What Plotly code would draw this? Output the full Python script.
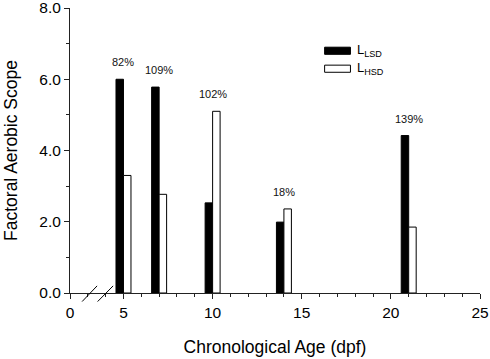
import plotly.graph_objects as go

ages = [5, 7, 10, 14, 21]
lsd = [6.0, 5.78, 2.53, 1.99, 4.42]
hsd = [3.3, 2.77, 5.1, 2.36, 1.85]
pct_labels = ["82%", "109%", "102%", "18%", "139%"]
x_tick_vals = [2, 5, 10, 15, 20, 25]
x_tick_text = ["0", "5", "10", "15", "20", "25"]
y_tick_vals = [0, 2, 4, 6, 8]
y_tick_text = ["0.0", "2.0", "4.0", "6.0", "8.0"]

XMIN, XMAX = 2, 25
BW = 0.42
FONT = "Liberation Sans, Arial, sans-serif"

fig = go.Figure()
fig.add_trace(go.Bar(x=ages, y=lsd, width=BW, offset=-BW, name="LSD",
                     marker=dict(color="black", line=dict(color="black", width=1))))
fig.add_trace(go.Bar(x=ages, y=hsd, width=BW, offset=0, name="HSD",
                     marker=dict(color="white", line=dict(color="black", width=1))))

for a, l, h, t in zip(ages, lsd, hsd, pct_labels):
    fig.add_annotation(x=a, y=max(l, h), text=t, showarrow=False, yanchor="bottom",
                       yshift=9, font=dict(size=11, color="#111111", family=FONT))

def px(v):
    return (v - XMIN) / (XMAX - XMIN)

# axis break marks
for x0, x1 in [(2.68, 3.52), (3.55, 4.42)]:
    fig.add_shape(type="line", xref="paper", yref="paper", x0=px(x0), x1=px(x1),
                  y0=-0.03, y1=0.025, line=dict(color="black", width=1))

# custom legend
legend_items = [("black", "L<sub>LSD</sub>", 0.85), ("white", "L<sub>HSD</sub>", 0.787)]
for color, label, yc in legend_items:
    fig.add_shape(type="rect", xref="paper", yref="paper", x0=0.621, x1=0.684,
                  y0=yc - 0.0125, y1=yc + 0.0125, fillcolor=color,
                  line=dict(color="black", width=1))
    fig.add_annotation(xref="paper", yref="paper", x=0.695, y=yc, text=label,
                       showarrow=False, xanchor="left", yanchor="middle",
                       font=dict(size=13, color="black", family=FONT))

fig.update_layout(
    width=490, height=359,
    margin=dict(l=70, r=10, t=8, b=66),
    plot_bgcolor="white", paper_bgcolor="white",
    showlegend=False,
    font=dict(family=FONT, color="black"),
)
fig.update_xaxes(range=[XMIN, XMAX], tickvals=x_tick_vals, ticktext=x_tick_text,
                 automargin=False, ticklabeloverflow="allow",
                 showgrid=False, zeroline=False, showline=True, linecolor="#222",
                 linewidth=1, ticks="outside", ticklen=5, tickcolor="#222",
                 tickfont=dict(size=15.5),
                 minor=dict(dtick=1, tick0=0, ticks="outside", ticklen=3, tickcolor="#222"),
                 title=dict(text="Chronological Age (dpf)", font=dict(size=17.5), standoff=21))
fig.update_yaxes(range=[0, 8], tickvals=y_tick_vals, ticktext=y_tick_text,
                 automargin=False, ticklabeloverflow="allow",
                 showgrid=False, zeroline=False, showline=True, linecolor="#222",
                 linewidth=1, ticks="outside", ticklen=5, tickcolor="#222",
                 tickfont=dict(size=15.5),
                 minor=dict(dtick=1, tick0=0, ticks="outside", ticklen=3, tickcolor="#222"),
                 title=dict(text="Factoral Aerobic Scope", font=dict(size=17.5), standoff=17))

fig.write_html("out.html", config={"displayModeBar": False},
               post_script="document.body.style.margin='0';")
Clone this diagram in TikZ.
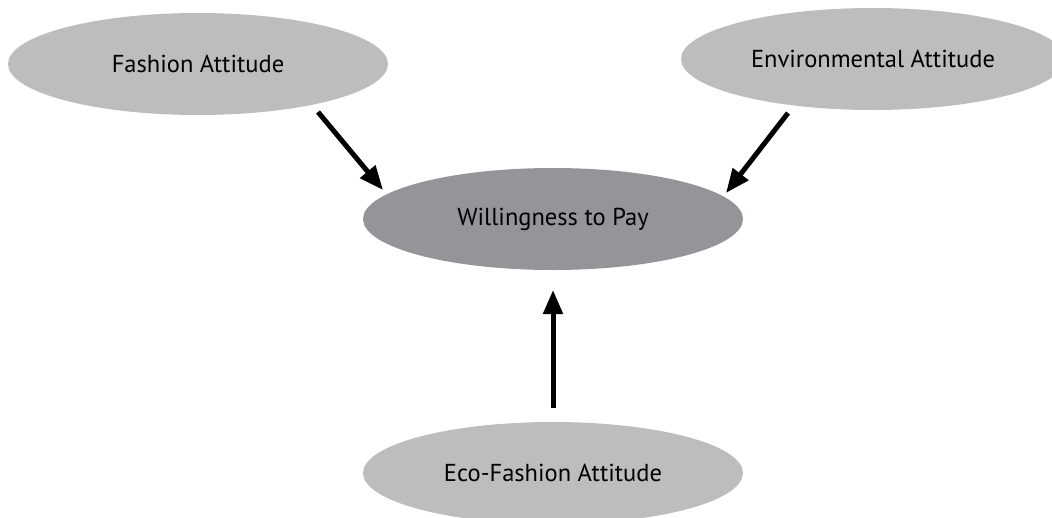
\documentclass[tikz,border=0pt]{standalone}
\usepackage{fontspec}
\setmainfont{PT Sans}
\usetikzlibrary{arrows.meta,shapes.geometric}
\definecolor{outerfill}{HTML}{BCBDBF}
\definecolor{centerfill}{HTML}{939598}
\tikzset{
  construct/.style={ellipse, fill=outerfill, draw=none, minimum width=380pt,
    minimum height=102pt, inner sep=0pt, font=\fontsize{24.5}{29}\selectfont},
  core/.style={construct, fill=centerfill},
  effect/.style={line width=5pt, -{Triangle[length=24pt,width=19pt]}}
}
\begin{document}
\begin{tikzpicture}[x=1pt,y=-1pt]
  \useasboundingbox (0,0) rectangle (1052,517);
  \node[construct] (fa)  at (198,64)  {Fashion Attitude};
  \node[construct, minimum width=384pt] (ea) at (873,59) {Environmental Attitude};
  \node[core]      (wtp) at (553,219) {Willingness to Pay};
  \node[construct] (efa) at (553,473) {Eco-Fashion Attitude};
  % free ends of the three effect arrows
  \coordinate (faout)  at (318,112);
  \coordinate (wtpnw)  at (383,190);
  \coordinate (eaout)  at (788,113);
  \coordinate (wtpne)  at (726,193);
  \coordinate (efaout) at (553,408);
  \coordinate (wtps)   at (553,290);
  \draw[effect] (faout) -- (wtpnw);
  \draw[effect] (eaout) -- (wtpne);
  \draw[effect] (efaout) -- (wtps);
\end{tikzpicture}
\end{document}
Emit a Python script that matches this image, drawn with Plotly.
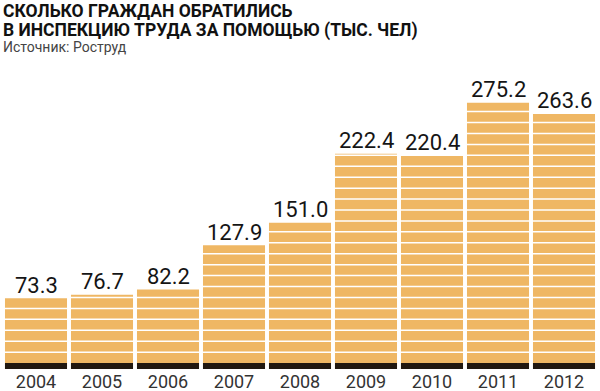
import plotly.graph_objects as go

years = ["2004", "2005", "2006", "2007", "2008", "2009", "2010", "2011", "2012"]
values = [73.3, 76.7, 82.2, 127.9, 151.0, 222.4, 220.4, 275.2, 263.6]

title_lines = ["СКОЛЬКО ГРАЖДАН ОБРАТИЛИСЬ", "В ИНСПЕКЦИЮ ТРУДА ЗА ПОМОЩЬЮ (ТЫС. ЧЕЛ)"]
source = "Источник: Роструд"

BAR_COLOR = "#EFB764"
BAND_COLOR = "#211810"
BAND_H = 6.1
STRIPE_STEP = 11.3
Y_MAX = 300.7

fig = go.Figure()
fig.add_trace(go.Bar(
    x=years, y=values,
    marker=dict(color=BAR_COLOR, line=dict(width=0)),
    hoverinfo="skip",
))
fig.add_trace(go.Bar(
    x=years, y=[BAND_H] * len(years),
    marker=dict(color=BAND_COLOR, line=dict(width=0)),
    hoverinfo="skip",
))

shapes = []
k = 1
while BAND_H + k * STRIPE_STEP < max(values):
    yv = BAND_H + k * STRIPE_STEP
    shapes.append(dict(type="line", xref="paper", yref="y", x0=0, x1=1, y0=yv, y1=yv,
                       line=dict(color="white", width=1.5), layer="above"))
    k += 1

fig.update_layout(
    width=600, height=391,
    margin=dict(l=3, r=3, t=78, b=22, pad=0, autoexpand=False),
    paper_bgcolor="white", plot_bgcolor="white",
    barmode="overlay", bargap=0.06, showlegend=False,
    shapes=shapes,
    xaxis=dict(type="category", categoryorder="array", categoryarray=years,
               range=[-0.5, len(years) - 0.5], automargin=False,
               showgrid=False, showline=False, zeroline=False, ticks="",
               tickfont=dict(family="Roboto", size=18, color="#333333"), fixedrange=True),
    yaxis=dict(range=[0, Y_MAX], visible=False, fixedrange=True, automargin=False),
)

for i, v in enumerate(values):
    fig.add_annotation(x=i, y=v, text=f"{v:.1f}", xref="x", yref="y",
                       yanchor="bottom", yshift=-1.5, showarrow=False,
                       font=dict(family="Roboto", size=22, color="#151515"))

fig.add_annotation(text="<b>" + title_lines[0] + "</b>", xref="paper", yref="paper",
                   x=-0.004, y=1, yshift=79.5, xanchor="left", yanchor="top", showarrow=False,
                   font=dict(family="Roboto", size=17.5, color="#111111"))
fig.add_annotation(text="<b>" + title_lines[1] + "</b>", xref="paper", yref="paper",
                   x=-0.004, y=1, yshift=60.5, xanchor="left", yanchor="top", showarrow=False,
                   font=dict(family="Roboto", size=17.5, color="#111111"))
fig.add_annotation(text=source, xref="paper", yref="paper",
                   x=-0.004, y=1, yshift=41.5, xanchor="left", yanchor="top", showarrow=False,
                   font=dict(family="Roboto", size=14, color="#444444"))

fig.write_html("out.html", config={"displayModeBar": False},
               post_script="document.body.style.margin='0';")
--*--
§ **REQUIREMENTS**
Retype exactly the lines from the one with "Emit a Python" through the one with "Y_MAX = 300.7", both included, and nothing else; leave out the pictures.

§ **ANSWER BELOW**
Emit a Python script that matches this image, drawn with Plotly.
import plotly.graph_objects as go

years = ["2004", "2005", "2006", "2007", "2008", "2009", "2010", "2011", "2012"]
values = [73.3, 76.7, 82.2, 127.9, 151.0, 222.4, 220.4, 275.2, 263.6]

title_lines = ["СКОЛЬКО ГРАЖДАН ОБРАТИЛИСЬ", "В ИНСПЕКЦИЮ ТРУДА ЗА ПОМОЩЬЮ (ТЫС. ЧЕЛ)"]
source = "Источник: Роструд"

BAR_COLOR = "#EFB764"
BAND_COLOR = "#211810"
BAND_H = 6.1
STRIPE_STEP = 11.3
Y_MAX = 300.7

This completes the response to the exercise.